The last decade or so has seen a revolution in thinking about the origin and emplacement of large granite plutons. What was once thought of as slow and continuous is now regarded as rapid and episodic. Those interested in pursuing this topic may want to read this contribution by J. D. Clemens in the Proceedings of the Geologists' Association:

Clemens JD, 'Granites and granitic magmas: strange phenomena and new perspectives on some old problems', Proceedings of the Geologists' Association 2005;116:9-16.

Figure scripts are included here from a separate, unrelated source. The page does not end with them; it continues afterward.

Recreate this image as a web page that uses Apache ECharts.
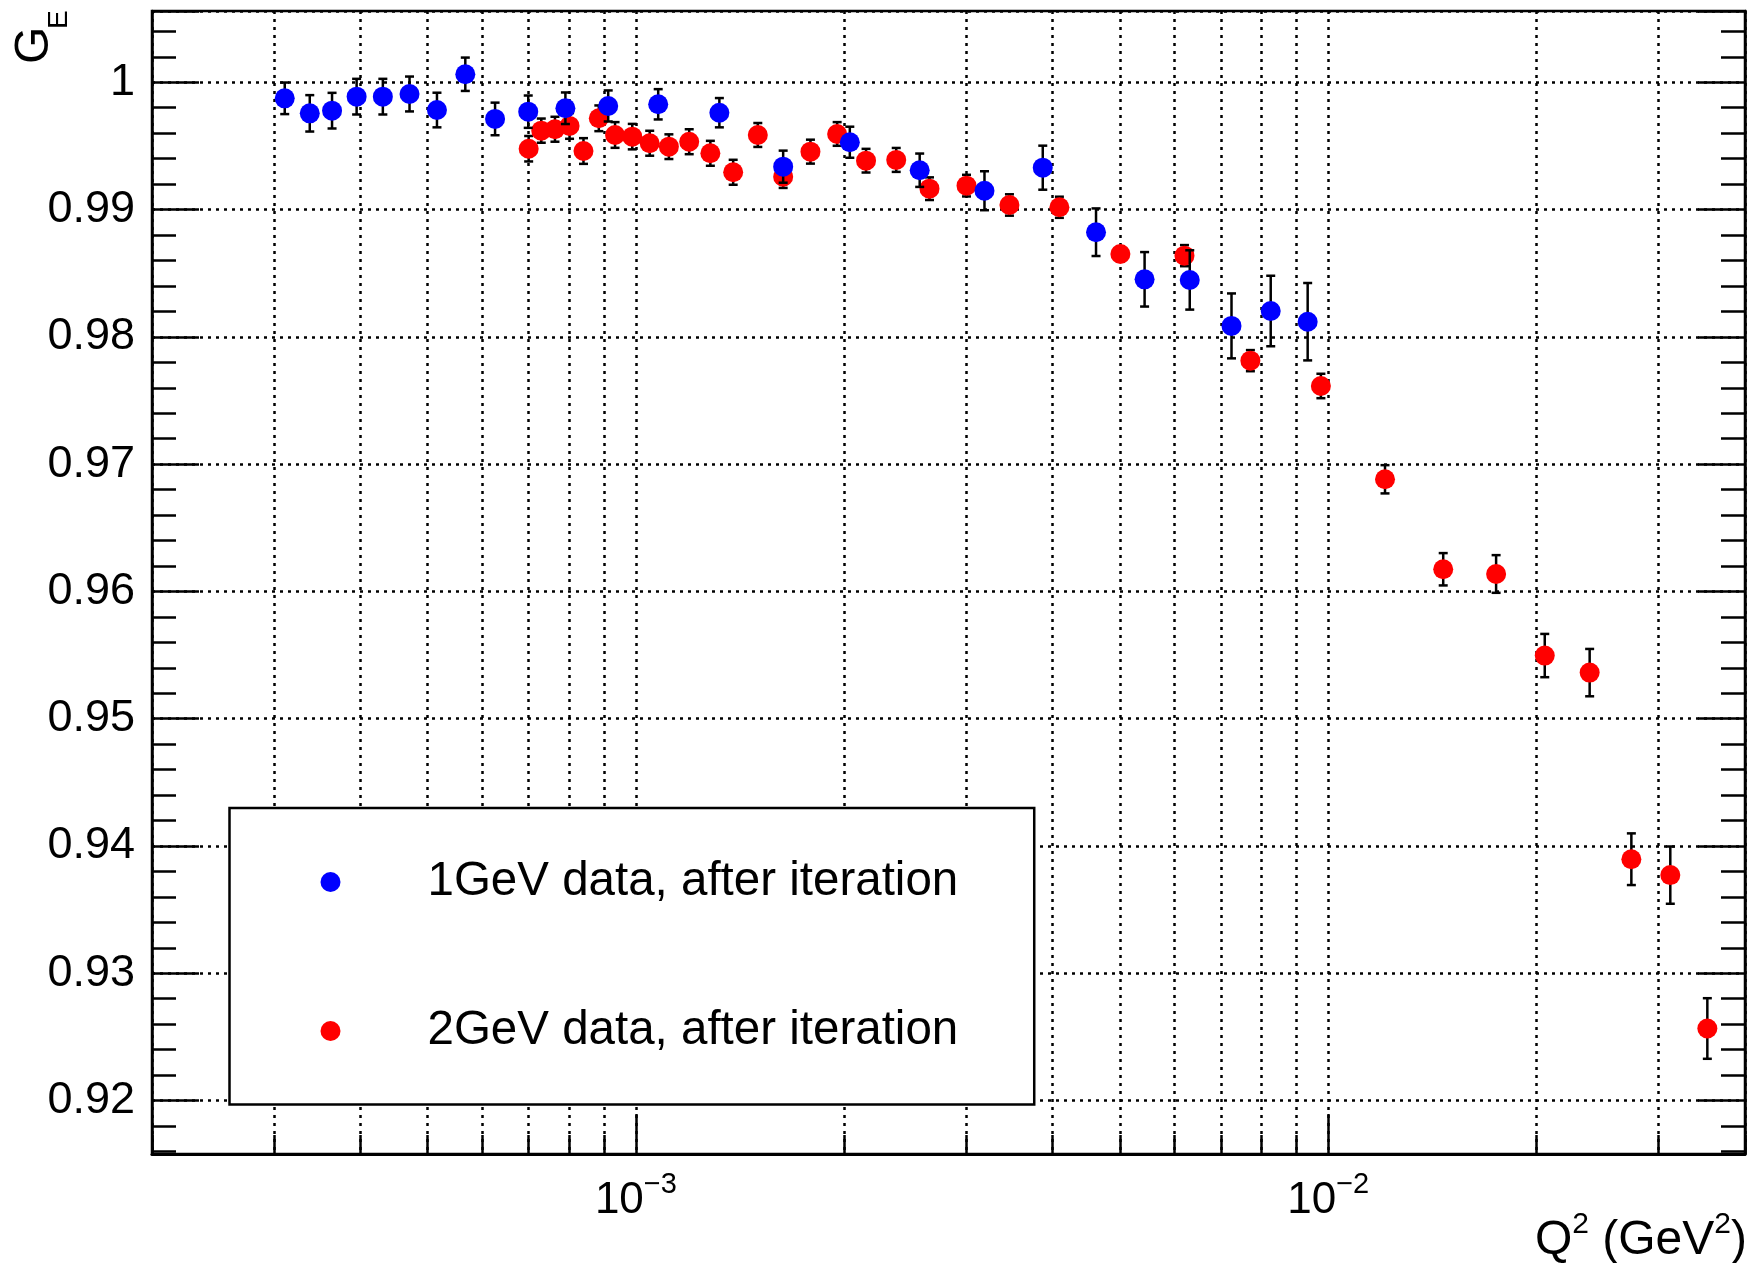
<!DOCTYPE html>
<html>
<head>
<meta charset="utf-8">
<script src="https://cdn.jsdelivr.net/npm/echarts@6/dist/echarts.min.js"></script>
<style>
html, body { margin: 0; padding: 0; background: #ffffff; }
#chart { width: 1754px; height: 1263px; }
</style>
</head>
<body>
<div id="chart"></div>
<script>
// ---- data ----
const seriesNames = ['1GeV data, after iteration', '2GeV data, after iteration'];

const q2_1GeV = [3.11e-4, 3.38e-4, 3.64e-4, 3.95e-4, 4.31e-4, 4.71e-4, 5.16e-4, 5.67e-4, 6.26e-4, 6.99e-4,
                 7.91e-4, 9.12e-4, 1.077e-3, 1.32e-3, 1.632e-3, 2.037e-3, 2.57e-3, 3.188e-3, 3.87e-3, 4.62e-3,
                 5.43e-3, 6.31e-3, 7.25e-3, 8.26e-3, 9.34e-3];
const ge_1GeV = [0.99874, 0.99756, 0.99777, 0.99887, 0.99887, 0.99908, 0.99782, 1.00063, 0.99712, 0.99769,
                 0.99796, 0.99814, 0.99827, 0.99761, 0.99337, 0.99529, 0.99309, 0.99148, 0.99329, 0.98822,
                 0.98452, 0.98447, 0.98086, 0.98203, 0.98119];
const err_1GeV = [0.00124, 0.00143, 0.00140, 0.00140, 0.00140, 0.00137, 0.00136, 0.00131, 0.00128, 0.00127,
                  0.00124, 0.00122, 0.00119, 0.00115, 0.00126, 0.00122, 0.00131, 0.00153, 0.00173, 0.00187,
                  0.00214, 0.00233, 0.00255, 0.00277, 0.00304];

const q2_2GeV = [7.0e-4, 7.3e-4, 7.64e-4, 8.02e-4, 8.4e-4, 8.84e-4, 9.33e-4, 9.88e-4, 1.047e-3, 1.116e-3,
                 1.194e-3, 1.281e-3, 1.382e-3, 1.5e-3, 1.632e-3, 1.787e-3, 1.953e-3, 2.15e-3, 2.377e-3, 2.655e-3,
                 3.003e-3, 3.464e-3, 4.09e-3, 5.01e-3, 6.2e-3, 7.72e-3, 9.76e-3, 0.01208, 0.01466, 0.01748,
                 0.02055, 0.02386, 0.02741, 0.0312, 0.03529];
const ge_2GeV = [0.99478, 0.99620, 0.99631, 0.99657, 0.99460, 0.99717, 0.99586, 0.99573, 0.99521, 0.99494,
                 0.99533, 0.99442, 0.99293, 0.99586, 0.99258, 0.99455, 0.99594, 0.99384, 0.99390, 0.99164,
                 0.99188, 0.99036, 0.99018, 0.98651, 0.98638, 0.97813, 0.97614, 0.96881, 0.96174, 0.96137,
                 0.95496, 0.95362, 0.93896, 0.93771, 0.92566];
const err_2GeV = [0.00100, 0.00095, 0.00098, 0.00101, 0.00101, 0.00101, 0.00101, 0.00100, 0.00098, 0.00097,
                  0.00098, 0.00098, 0.00098, 0.00094, 0.00088, 0.00094, 0.00093, 0.00093, 0.00094, 0.00089,
                  0.00085, 0.00084, 0.00083, 0.00060, 0.00083, 0.00083, 0.00096, 0.00111, 0.00127, 0.00148,
                  0.00170, 0.00186, 0.00203, 0.00225, 0.00238];

// axis ranges and ticks
const xMin = 2e-4, xMax = 4e-2;
const yMin = 0.9158, yMax = 1.0056;
const xMajorTicks = [1e-3, 1e-2];
const xGridTicks = [2e-4, 3e-4, 4e-4, 5e-4, 6e-4, 7e-4, 8e-4, 9e-4, 1e-3,
                    2e-3, 3e-3, 4e-3, 5e-3, 6e-3, 7e-3, 8e-3, 9e-3, 1e-2,
                    2e-2, 3e-2, 4e-2];
const xTitle = '{t|Q}{s|2}{t| (GeV}{s|2}{t|)}';
const yTitleMain = 'G';
const yTitleSub = 'E';

const FONT = 'Liberation Sans, Arial, Helvetica, sans-serif';

function errRender(params, api) {
  const x = api.value(0), y = api.value(1), e = api.value(2);
  const top = api.coord([x, y + e]);
  const bot = api.coord([x, y - e]);
  const hw = 4.5;
  const style = { stroke: '#000', lineWidth: 2.5, fill: null };
  return {
    type: 'group',
    children: [
      { type: 'line', shape: { x1: top[0], y1: top[1], x2: bot[0], y2: bot[1] }, style: style },
      { type: 'line', shape: { x1: top[0] - hw, y1: top[1], x2: top[0] + hw, y2: top[1] }, style: style },
      { type: 'line', shape: { x1: bot[0] - hw, y1: bot[1], x2: bot[0] + hw, y2: bot[1] }, style: style }
    ]
  };
}

const chart = echarts.init(document.getElementById('chart'), null, { renderer: 'canvas' });

const gridLine = { show: true, lineStyle: { color: '#000', width: 2.5, type: [3, 5] } };

const yAxisCommon = {
  type: 'value',
  min: yMin, max: yMax,
  splitNumber: 9, minInterval: 0.01, maxInterval: 0.01,
  axisLine: { show: true, lineStyle: { color: '#000', width: 2.5 } },
  axisTick: { show: true, inside: true, length: 47, lineStyle: { color: '#000', width: 2.5 } },
  minorTick: { show: true, splitNumber: 5, length: 24, lineStyle: { color: '#000', width: 2.5 } }
};

const option = {
  animation: false,
  backgroundColor: '#ffffff',
  grid: {
    left: 152, right: 9, top: 11, bottom: 109,
    show: true, borderColor: '#000', borderWidth: 2.5, backgroundColor: 'transparent'
  },
  xAxis: [
    {
      type: 'log', logBase: 10, min: xMin, max: xMax, position: 'bottom',
      axisLine: { show: true, onZero: false, lineStyle: { color: '#000', width: 3 } },
      axisTick: { show: true, inside: true, length: 19, customValues: xGridTicks, lineStyle: { color: '#000', width: 2.5 } },
      axisLabel: { show: false },
      minorTick: { show: false },
      splitLine: gridLine
    },
    {
      type: 'log', logBase: 10, min: xMin, max: xMax, position: 'bottom', offset: 0,
      axisLine: { show: false, onZero: false },
      axisTick: { show: true, inside: true, length: 40, customValues: xMajorTicks, lineStyle: { color: '#000', width: 2.5 } },
      axisLabel: {
        show: true, customValues: xMajorTicks, margin: 16,
        formatter: function (v) {
          const ex = Math.round(Math.log10(v));
          return '{b|10}{s|\u2212' + (-ex) + '}';
        },
        rich: {
          b: { fontSize: 44, fontFamily: FONT, color: '#000', lineHeight: 62 },
          s: { fontSize: 29, fontFamily: FONT, color: '#000', lineHeight: 28, verticalAlign: 'top' }
        }
      },
      minorTick: { show: false },
      splitLine: { show: false }
    }
  ],
  yAxis: [
    Object.assign({}, yAxisCommon, {
      position: 'left',
      axisLabel: {
        show: true, margin: 17, fontSize: 45, fontFamily: FONT, color: '#000',
        showMinLabel: false, showMaxLabel: false,
        formatter: function (v) { return String(Math.round(v * 100) / 100); }
      },
      splitLine: gridLine
    }),
    Object.assign({}, yAxisCommon, {
      position: 'right',
      axisLabel: { show: false },
      splitLine: { show: false }
    })
  ],
  legend: {
    show: true,
    data: seriesNames,
    orient: 'vertical',
    left: 229.5, top: 808,
    padding: [49, 76, 48.5, 91],
    itemGap: 99,
    itemWidth: 20, itemHeight: 20,
    backgroundColor: '#ffffff',
    borderColor: '#000', borderWidth: 2.5, borderRadius: 0,
    selectedMode: false,
    textStyle: { fontSize: 47.5, fontFamily: FONT, color: '#000', lineHeight: 50, padding: [0, 0, 0, 82] },
    z: 10
  },
  graphic: [
    {
      type: 'text', x: 1747, y: 1210, z: 10,
      style: {
        text: xTitle, align: 'right', verticalAlign: 'top',
        rich: {
          t: { fontSize: 48, fontFamily: FONT, fill: '#000', lineHeight: 62 },
          s: { fontSize: 30, fontFamily: FONT, fill: '#000', lineHeight: 28, verticalAlign: 'top' }
        }
      }
    },
    {
      type: 'text', x: 35, y: 64, rotation: Math.PI / 2, z: 10,
      style: { text: yTitleMain, fontSize: 48, fontFamily: FONT, fill: '#000', align: 'left', verticalAlign: 'middle' }
    },
    {
      type: 'text', x: 59, y: 29, rotation: Math.PI / 2, z: 10,
      style: { text: yTitleSub, fontSize: 28, fontFamily: FONT, fill: '#000', align: 'left', verticalAlign: 'middle' }
    }
  ],
  series: [
    {
      name: 'err2', type: 'custom', renderItem: errRender, z: 2,
      xAxisIndex: 0, yAxisIndex: 0, encode: { x: 0, y: 1 },
      data: q2_2GeV.map(function (q, i) { return [q, ge_2GeV[i], err_2GeV[i]]; })
    },
    {
      name: seriesNames[1], type: 'scatter', z: 3,
      xAxisIndex: 0, yAxisIndex: 0,
      symbol: 'circle', symbolSize: 20,
      itemStyle: { color: '#ff0000', opacity: 1 },
      emphasis: { disabled: true },
      data: q2_2GeV.map(function (q, i) { return [q, ge_2GeV[i]]; })
    },
    {
      name: 'err1', type: 'custom', renderItem: errRender, z: 4,
      xAxisIndex: 0, yAxisIndex: 0, encode: { x: 0, y: 1 },
      data: q2_1GeV.map(function (q, i) { return [q, ge_1GeV[i], err_1GeV[i]]; })
    },
    {
      name: seriesNames[0], type: 'scatter', z: 5,
      xAxisIndex: 0, yAxisIndex: 0,
      symbol: 'circle', symbolSize: 20,
      itemStyle: { color: '#0000ff', opacity: 1 },
      emphasis: { disabled: true },
      data: q2_1GeV.map(function (q, i) { return [q, ge_1GeV[i]]; })
    }
  ]
};

chart.setOption(option);
</script>
</body>
</html>
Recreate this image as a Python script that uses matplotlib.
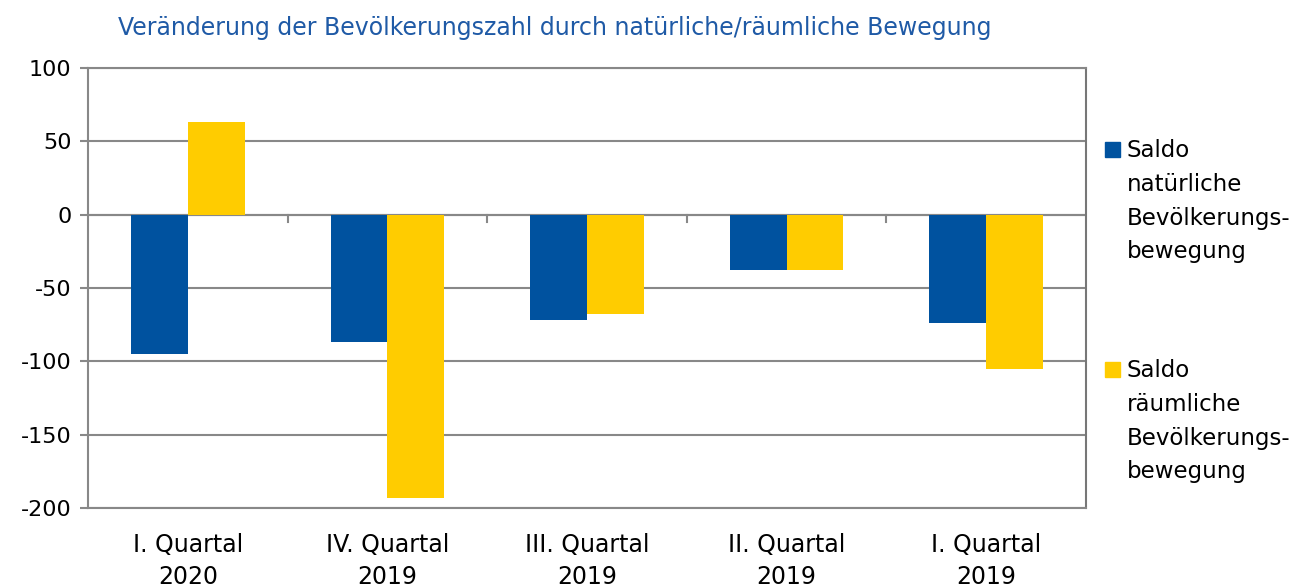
import numpy as np
import matplotlib
matplotlib.use('Agg')
import matplotlib.pyplot as plt
from matplotlib.patches import Rectangle

# Daten
quartale = ['I. Quartal\n2020', 'IV. Quartal\n2019', 'III. Quartal\n2019', 'II. Quartal\n2019', 'I. Quartal\n2019']
saldo_natuerlich = [-95, -87, -72, -38, -74]
saldo_raeumlich = [63, -193, -68, -38, -105]
legende = ['Saldo\nnatürliche\nBevölkerungs-\nbewegung', 'Saldo\nräumliche\nBevölkerungs-\nbewegung']
titel = 'Veränderung der Bevölkerungszahl durch natürliche/räumliche Bewegung'

BLAU = '#00529f'
GELB = '#ffcc00'
GRAU = '#888888'

plt.rcParams['font.family'] = ['DejaVu Sans']
plt.rcParams['axes.unicode_minus'] = False

fig = plt.figure(figsize=(12.95, 5.88), dpi=100)
ax = fig.add_axes([88/1295, 1-508/588, (1086-88)/1295, (508-68)/588])

x = np.arange(len(quartale))
w = 0.285
ax.bar(x - w/2, saldo_natuerlich, w, color=BLAU, zorder=3)
ax.bar(x + w/2, saldo_raeumlich, w, color=GELB, zorder=3)

ax.set_xlim(-0.5, len(quartale) - 0.5)
ax.set_ylim(-200, 100)
ax.set_yticks(np.arange(-200, 101, 50))
ax.yaxis.grid(True, color=GRAU, lw=1.5, zorder=0)
ax.tick_params(axis='y', labelsize=16, length=6, width=1.5, color=GRAU, pad=6)

# Kategorie-Trennstriche an der Nulllinie
for b in np.arange(0.5, len(quartale) - 1, 1):
    ax.plot([b, b], [0, -5], color=GRAU, lw=1.5, zorder=2)
ax.axhline(0, color=GRAU, lw=1.5, zorder=2)

ax.set_xticks(x)
ax.set_xticklabels(quartale, fontsize=17, linespacing=1.4)
ax.tick_params(axis='x', length=0, pad=18)

for s in ax.spines.values():
    s.set_color(GRAU)
    s.set_linewidth(1.5)
ax.spines['right'].set_color('#777777')

fig.text(555/1295, 1-28/588, titel, color='#1f5aa6', fontsize=17, ha='center', va='center')

# Legende
for i, (lab, col) in enumerate([(legende[0], BLAU), (legende[1], GELB)]):
    ytop = 142 + i*220
    fig.patches.append(Rectangle((1105/1295, 1-(ytop+15)/588), 15/1295, 15/588,
                                 transform=fig.transFigure, color=col))
    fig.text(1127/1295, 1-(ytop-3)/588, lab, fontsize=16.5, va='top', ha='left', linespacing=1.6)

fig.savefig('out.png', dpi=100)
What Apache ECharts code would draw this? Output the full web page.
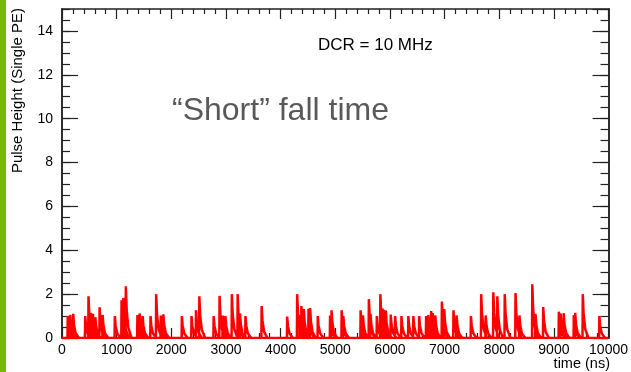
<!DOCTYPE html>
<html>
<head>
<meta charset="utf-8">
<script src="https://cdn.jsdelivr.net/npm/echarts@6/dist/echarts.min.js"></script>
<style>
  html, body { margin: 0; padding: 0; background: #fff; }
  #chart { width: 631px; height: 372px; }
</style>
</head>
<body>
<div id="chart"></div>
<script>
// Dark-count pulse train: arrival time (ns) and peak height (single PE units)
const pulseTime = [
  100, 145, 200, 420, 480, 525, 560, 605, 683, 738,
  962, 1085, 1117, 1163, 1375, 1415, 1470, 1615, 1718, 1803,
  1850, 2188, 2365, 2447, 2508, 2770, 2878, 2935, 2985, 3103,
  3209, 3252, 3352, 3648, 4115, 4298, 4345, 4375, 4420, 4505,
  4535, 4675, 4900, 4927, 5112, 5142, 5459, 5501, 5610, 5640,
  5756, 5820, 5858, 5890, 5920, 6010, 6090, 6206, 6332, 6424,
  6530, 6657, 6697, 6750, 6779, 6825, 6946, 6989, 7158, 7215,
  7477, 7665, 7747, 7887, 7960, 8096, 8293, 8365, 8600, 8658,
  8800, 9086, 9117, 9174, 9360, 9385, 9524, 9827
];
const pulseHeight = [
  1.0, 1.05, 1.1, 1.0, 1.9, 1.15, 1.1, 0.95, 1.4, 1.05,
  1.0, 1.72, 1.82, 2.36, 1.05, 1.12, 1.0, 1.0, 2.0, 1.02,
  1.08, 1.0, 1.0, 1.27, 1.9, 1.0, 1.92, 1.02, 1.0, 2.0,
  2.0, 1.12, 1.0, 1.46, 0.98, 2.0, 1.05, 1.46, 1.32, 1.33,
  1.37, 1.0, 1.02, 1.26, 1.26, 1.0, 1.26, 1.03, 1.77, 1.1,
  1.0, 2.0, 1.35, 1.28, 1.25, 1.07, 1.0, 1.0, 1.0, 1.0,
  1.0, 1.0, 1.05, 1.23, 1.14, 1.03, 1.66, 1.32, 1.26, 1.03,
  1.0, 2.0, 1.03, 2.08, 1.9, 2.0, 2.05, 1.03, 2.45, 1.1,
  1.41, 1.2, 1.12, 1.13, 1.05, 1.15, 2.0, 1.0
];

const timeRange = [0, 10000];
const heightRange = [0, 15];

// Each pulse: fast rise, short fall tail, drawn as its own segment
function pulseSegments() {
  const out = [];
  for (let i = 0; i < pulseTime.length; i++) {
    const t = pulseTime[i], h = pulseHeight[i];
    out.push([t, 0], [t + 5, h], [t + 20, h * 0.55], [t + 50, h * 0.2], [t + 110, 0], ['-', '-']);
  }
  return out;
}

const AXIS_COLOR = '#222';
const FONT = '"Liberation Sans", Arial, Helvetica, sans-serif';

function xAxisDef(pos, labels) {
  return {
    type: 'value', position: pos, min: timeRange[0], max: timeRange[1], interval: 1000,
    axisLine: { show: true, onZero: false, lineStyle: { color: AXIS_COLOR, width: 1.5 } },
    axisTick: { show: true, inside: true, length: 10, lineStyle: { color: AXIS_COLOR, width: 1.2 } },
    minorTick: { show: true, splitNumber: 5, length: 5, lineStyle: { color: AXIS_COLOR, width: 1.2 } },
    splitLine: { show: false },
    axisLabel: { show: labels, margin: 5, fontSize: 14, color: '#000', fontFamily: FONT,
                 showMaxLabel: true, hideOverlap: false, formatter: v => String(v) }
  };
}
function yAxisDef(pos, step, len, labels) {
  return {
    type: 'value', position: pos, min: heightRange[0], max: heightRange[1], interval: step,
    axisLine: { show: true, onZero: false, lineStyle: { color: AXIS_COLOR, width: 1.5 } },
    axisTick: { show: true, inside: true, length: len, lineStyle: { color: AXIS_COLOR, width: 1.2 } },
    splitLine: { show: false },
    axisLabel: { show: labels, margin: 9, fontSize: 14, color: '#000', fontFamily: FONT,
                 showMaxLabel: false, formatter: v => String(v) }
  };
}

const chart = echarts.init(document.getElementById('chart'), null, { renderer: 'canvas' });
chart.setOption({
  animation: false,
  backgroundColor: '#fff',
  grid: { left: 62, right: 20, top: 9, bottom: 34, containLabel: false },
  xAxis: [xAxisDef('bottom', true), xAxisDef('top', false)],
  yAxis: [
    yAxisDef('left', 2, 16, true),
    yAxisDef('left', 0.5, 8, false),
    yAxisDef('right', 2, 16, false),
    yAxisDef('right', 0.5, 8, false)
  ],
  series: [
    {
      type: 'line', xAxisIndex: 0, yAxisIndex: 0, showSymbol: false, silent: true,
      data: [[timeRange[0], 0], [timeRange[1], 0]],
      lineStyle: { color: '#ff0000', width: 2.5 }
    },
    {
      type: 'line', xAxisIndex: 0, yAxisIndex: 0, showSymbol: false, silent: true,
      connectNulls: false,
      data: pulseSegments(),
      lineStyle: { color: '#ff0000', width: 2.5 }
    }
  ],
  graphic: [
    { type: 'rect', left: 0, top: 0, shape: { width: 6, height: 372 }, style: { fill: '#78b800' } },
    { type: 'text', x: 18, y: 8, rotation: Math.PI / 2,
      style: { text: 'Pulse Height (Single PE)', fontSize: 15, fontFamily: FONT, fill: '#000',
               align: 'right', verticalAlign: 'middle' } },
    { type: 'text', x: 610, y: 364,
      style: { text: 'time (ns)', fontSize: 14.5, fontFamily: FONT, fill: '#000',
               align: 'right', verticalAlign: 'middle' } },
    { type: 'text', x: 318, y: 45,
      style: { text: 'DCR = 10 MHz', fontSize: 17, fontFamily: FONT, fill: '#000',
               align: 'left', verticalAlign: 'middle' } },
    { type: 'text', x: 172, y: 111,
      style: { text: '\u201CShort\u201D fall time', fontSize: 32, fontFamily: FONT, fill: '#595959',
               align: 'left', verticalAlign: 'middle' } }
  ]
});
</script>
</body>
</html>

Abstract: Granitic plutons generally afford pleasant, mostly unchallenging landscapes. However, on closer inspection of some of the outcrops, one may discover some strange, beautiful and baffling examples of patterns produced by geochemical and mineralogical self-organization. Fascinating as they are, these features probably reveal little about the origins of granitic magmas. It is the more usual features that one needs to study and understand, using geophysics, geochemistry, isotope petrology, textural analysis and various kinds of theoretical modelling. Many granites are products of high-temperature melting of continental crust and there is a relationship between upper granulite-facies metamorphism and the generation of granitic magmas. The heat needed for this process commonly comes from mafic magmas intruded into the deep crust and the melting reactions take place in the absence of free fluids. The relatively low viscosity and density of hydrous granitic magmas control the ascent and emplacement processes and the viscosity is not greatly changed during crystallization and cooling, at least for the first few tens of percent crystals. Modelling shows that granite diapirism is slow and inefficient and there is little evidence of it in the geological record. The granitic melt segregates into veins, shears and dykes, eventually forming larger feeder dykes that transport the magma rapidly upward to the emplacement sites. The potential speed of ascent and emplacement mean that even very large granitic plutons probably grow in thousands of years. Experimental data on crystallization rates suggest that many of the large crystals observed in granitic rocks could have grown in a matter of hours – certainly in no more than a few tens of years. Geological processes are commonly thought of as slow and continuous, but many are rapid and episodic. Granitic plutonism is of the latter kind.

The accompanying photograph shows a sample of porphyritic granite from the Shap Pink Quarry, Shap Fell in the English Lake District.